Hospitals, clinics honored for advanced paperless environments

By Deborah Wormser

HIMSS Analytics Stage 7

The UT Southwestern University Hospitals & Clinics recently received Stage 7 Awards from HIMSS Analytics. The awards honor health care facilities operating in a paperless environment that represent best practices in implementing electronic health records (EHR).

In addition to both University Hospitals – located in the Clements and Zale Lipshy buildings – those attaining Stage 7 on HIMSS’ 0-7 scale included all ambulatory clinics across six locations: James W. Aston Ambulatory Care Center; UT Southwestern Professional Office Buildings 1 and 2; the Harold C. Simmons Comprehensive Cancer Center; UT Southwestern Clinical Center – Richardson/Plano; UT Southwestern Clinical Center – Park Cities; and the Moncrief Clinical Institute, an affiliate of the Harold C. Simmons Comprehensive Cancer Center located in Fort Worth.

UT Southwestern Clinical Center – Richardson/Plano
UT Southwestern Clinical Center – Richardson/Plano

 “UT Southwestern has long recognized that continuous improvement and rigorous research at the bedside are critical components of clinical excellence. Achieving HIMSS Stage 7 is yet another step in our long history of using our EHR system and the associated analytics to improve the delivery of care to our patients,” said Suresh Gunasekaran, Associate Vice President, Health System Management Services at UT Southwestern and Chief Information Officer, Health System.

Instead of paper charts to deliver and manage patient care, the hospitals combine discrete data, document images, and medical images within their electronic health records. The data can be readily shared electronically with all members of hospital care teams, as well as with caregivers at the ambulatory care clinics, he said. In addition, data from multiple records are analyzed to find patterns that could lead to improvements in quality of care, patient safety, or efficiency in health care delivery, Mr. Gunasekaran added.

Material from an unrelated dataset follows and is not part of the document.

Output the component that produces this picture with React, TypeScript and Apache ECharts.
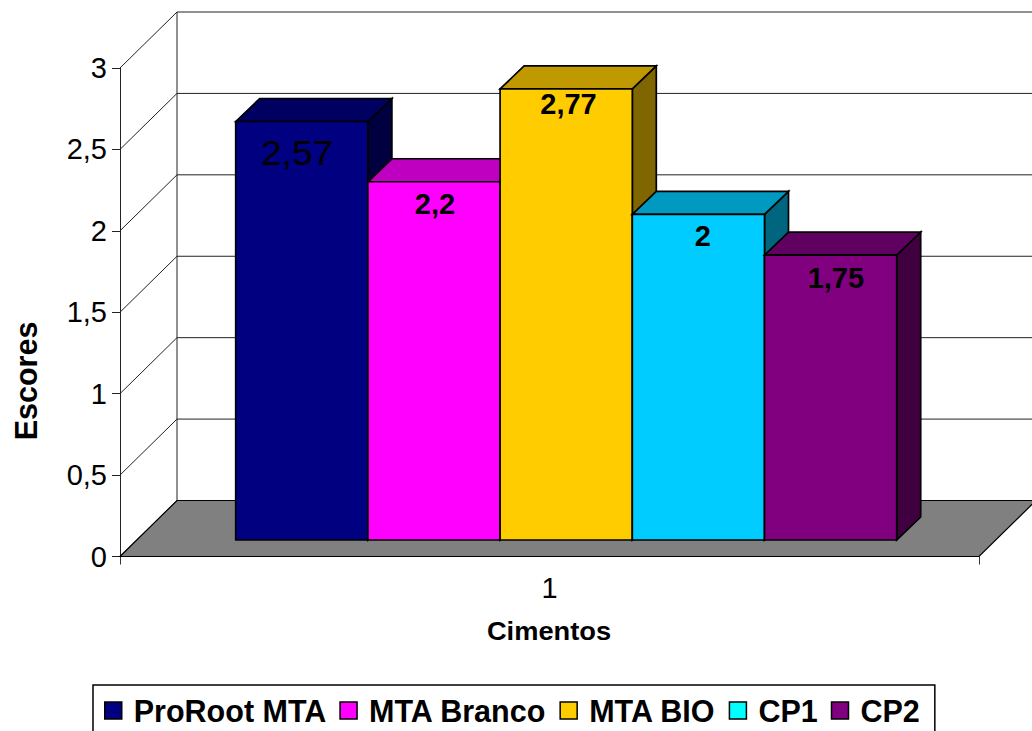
import React, { useEffect, useRef } from "react";
import * as echarts from "echarts";

const categories = ["1"];
const seriesNames = ["ProRoot MTA", "MTA Branco", "MTA BIO", "CP1", "CP2"];
const seriesValues = [2.57, 2.2, 2.77, 2, 1.75];
const faceColors = ["#000080", "#FF00FF", "#FFCC00", "#00CCFF", "#800080"];
const legendColors = ["#000080", "#FF00FF", "#FFCC00", "#00FFFF", "#800080"];
const topColors = ["#000060", "#C000C0", "#C09900", "#0099C0", "#600060"];
const sideColors = ["#000040", "#800080", "#806600", "#006680", "#400040"];
const yTicks = [0, 0.5, 1, 1.5, 2, 2.5, 3];

const FONT = '"Liberation Sans", Arial, sans-serif';
const WALL_DX = 57;
const WALL_DY = 56;
const FRONT_DX = 16.7;
const FRONT_DY = 16.5;
const BAR_DX = 24;
const BAR_DY = 23;
const BAR_FRACTION = 661 / 859 / 5;

const labelStyles = [
  { font: `normal 35px ${FONT}`, dy: 31, dx: -4.7, scaleX: 1.06 },
  { font: `bold 29px ${FONT}`, dy: 22, dx: 1, scaleX: 1 },
  { font: `bold 29px ${FONT}`, dy: 15, dx: 2.3, scaleX: 1 },
  { font: `bold 29px ${FONT}`, dy: 22, dx: 4.3, scaleX: 1 },
  { font: `bold 29px ${FONT}`, dy: 23, dx: 5.3, scaleX: 1 },
];

const edge = { stroke: "#000", lineWidth: 1.7 };

function floorItem(_p: any, api: any) {
  const band = api.size([1, 0])[0];
  const c = api.coord([0, 0]);
  const l = c[0] - band / 2;
  const r = c[0] + band / 2;
  const y = c[1];
  return {
    type: "polygon",
    silent: true,
    shape: {
      points: [
        [l, y],
        [r, y],
        [r + WALL_DX, y - WALL_DY],
        [l + WALL_DX, y - WALL_DY],
      ],
    },
    style: { fill: "#808080", stroke: "#000", lineWidth: 1.2 },
  };
}

function gridItem(_p: any, api: any) {
  const band = api.size([1, 0])[0];
  const c0 = api.coord([0, 0]);
  const c = api.coord([0, api.value(0)]);
  const l = c0[0] - band / 2;
  const r = c0[0] + band / 2;
  const y = c[1];
  return {
    type: "polyline",
    silent: true,
    shape: {
      points: [
        [l, y],
        [l + WALL_DX, y - WALL_DY],
        [r + WALL_DX, y - WALL_DY],
      ],
    },
    style: { fill: "none", stroke: "#222", lineWidth: 1 },
  };
}

function wallVertical(_p: any, api: any) {
  const band = api.size([1, 0])[0];
  const c0 = api.coord([0, 0]);
  const t = api.coord([0, yTicks[yTicks.length - 1]]);
  const x = c0[0] - band / 2 + WALL_DX;
  return {
    type: "line",
    silent: true,
    shape: { x1: x, y1: c0[1] - WALL_DY, x2: x, y2: t[1] - WALL_DY },
    style: { stroke: "#222", lineWidth: 1 },
  };
}

function barRenderer(i: number) {
  return (_p: any, api: any) => {
    const band = api.size([1, 0])[0];
    const base = api.coord([0, 0]);
    const top = api.coord([0, api.value(1)]);
    const w = band * BAR_FRACTION;
    const x0 = base[0] + FRONT_DX - (w * seriesNames.length) / 2 + i * w;
    const x1 = x0 + w;
    const yb = base[1] - FRONT_DY;
    const yt = top[1] - FRONT_DY;
    const ls = labelStyles[i];
    return {
      type: "group",
      silent: true,
      children: [
        {
          type: "polygon",
          shape: { points: [[x1, yt], [x1 + BAR_DX, yt - BAR_DY], [x1 + BAR_DX, yb - BAR_DY], [x1, yb]] },
          style: { fill: sideColors[i], ...edge },
        },
        {
          type: "polygon",
          shape: { points: [[x0, yt], [x0 + BAR_DX, yt - BAR_DY], [x1 + BAR_DX, yt - BAR_DY], [x1, yt]] },
          style: { fill: topColors[i], ...edge },
        },
        {
          type: "rect",
          shape: { x: x0, y: yt, width: w, height: yb - yt },
          style: { fill: faceColors[i], ...edge },
        },
        {
          type: "text",
          x: (x0 + x1) / 2 + ls.dx,
          y: yt + ls.dy,
          scaleX: ls.scaleX,
          style: {
            text: String(api.value(1)).replace(".", ","),
            x: 0,
            y: 0,
            font: ls.font,
            fill: "#000",
            align: "center",
            verticalAlign: "middle",
          },
        },
      ],
    };
  };
}

export default function App() {
  const ref = useRef<HTMLDivElement>(null);
  useEffect(() => {
    document.body.style.margin = "0";
    const chart = echarts.init(ref.current!, undefined, { renderer: "svg" });
    chart.setOption({
      animation: false,
      backgroundColor: "#fff",
      grid: { left: 120, right: 53, top: 68, height: 488.5, outerBoundsMode: "none" },
      legend: {
        show: true,
        left: 93,
        top: 685,
        data: seriesNames,
        icon: "rect",
        itemWidth: 17,
        itemHeight: 17,
        itemGap: 13,
        padding: [10, 15, 12, 11],
        borderColor: "#000",
        borderWidth: 1.5,
        selectedMode: false,
        itemStyle: { borderColor: "#000", borderWidth: 1.5 },
        textStyle: { fontFamily: FONT, fontWeight: "bold", fontSize: 30.5, color: "#000", padding: [0, 0, 0, 7] },
      },
      graphic: [
        {
          type: "text",
          x: 25.5,
          y: 381,
          rotation: Math.PI / 2,
          style: {
            text: "Escores",
            font: `bold 30.5px ${FONT}`,
            fill: "#000",
            align: "center",
            verticalAlign: "middle",
            x: 0,
            y: 0,
          },
        },
        {
          type: "text",
          x: 549,
          y: 631,
          scaleX: 1.07,
          style: {
            text: "Cimentos",
            font: `bold 25.5px ${FONT}`,
            fill: "#000",
            align: "center",
            verticalAlign: "middle",
            x: 0,
            y: 0,
          },
        },
      ],
      xAxis: {
        type: "category",
        data: categories,
        axisLine: { show: true, lineStyle: { color: "#000", width: 1 } },
        axisTick: { show: true, length: 8, lineStyle: { color: "#333" } },
        axisLabel: { fontFamily: FONT, fontSize: 29, color: "#000", margin: 17 },
      },
      yAxis: {
        type: "value",
        min: 0,
        max: 3,
        interval: 0.5,
        axisLine: { show: true, lineStyle: { color: "#222", width: 1 } },
        axisTick: { show: true, length: 8, lineStyle: { color: "#222" } },
        axisLabel: {
          fontFamily: FONT,
          fontSize: 29,
          color: "#000",
          margin: 13,
          formatter: (v: number) => String(v).replace(".", ","),
        },
        splitLine: { show: false },
      },
      series: [
        { type: "custom", name: "wallVertical", z: 1, data: [[0]], renderItem: wallVertical, tooltip: { show: false } },
        { type: "custom", name: "gridlines", z: 1, data: yTicks.map((v) => [v]), renderItem: gridItem },
        { type: "custom", name: "floor", z: 1, data: [[0]], renderItem: floorItem },
        ...seriesNames.map((name, i) => ({
          type: "custom",
          name,
          z: 2 + i,
          itemStyle: { color: legendColors[i] },
          data: [[0, seriesValues[i]]],
          encode: { x: 0, y: 1 },
          renderItem: barRenderer(i),
        })),
      ],
    });
    return () => chart.dispose();
  }, []);
  return <div ref={ref} style={{ width: 1032, height: 731 }} />;
}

As of the second quarter of 2014, only 3.2 percent of the more than 5,400 U.S. hospitals in the HIMSS Analytics Database had achieved Stage 7 status, and only 4.3 percent of the more than 26,000 ambulatory clinics in the database received the Stage 7 Ambulatory Award.

 “UT Southwestern has an impressive population health program through the use of multiple best practice alerts, custom patient registries, and radar dashboards for audit and physician feedback on performance against peers and organizational standards,” said John Daniels, HIMSS Vice President for Strategic Relations. “The organization also has an impressive data governance strategy that allows them to conduct effective optimization analytics. They have developed a focused methodology for identifying clinical and business process improvement initiatives from defining the required data elements through data capture, measurement, and reporting against baseline metrics.”

UT Southwestern physicians provide medical care in 40 specialties to about 92,000 hospitalized patients and oversee approximately 2.1 million outpatient visits a year.

HIMSS Analytics is a part of HIMSS, a cause-based global enterprise headquartered in Chicago that produces health IT thought leadership, education, events, market research and media services.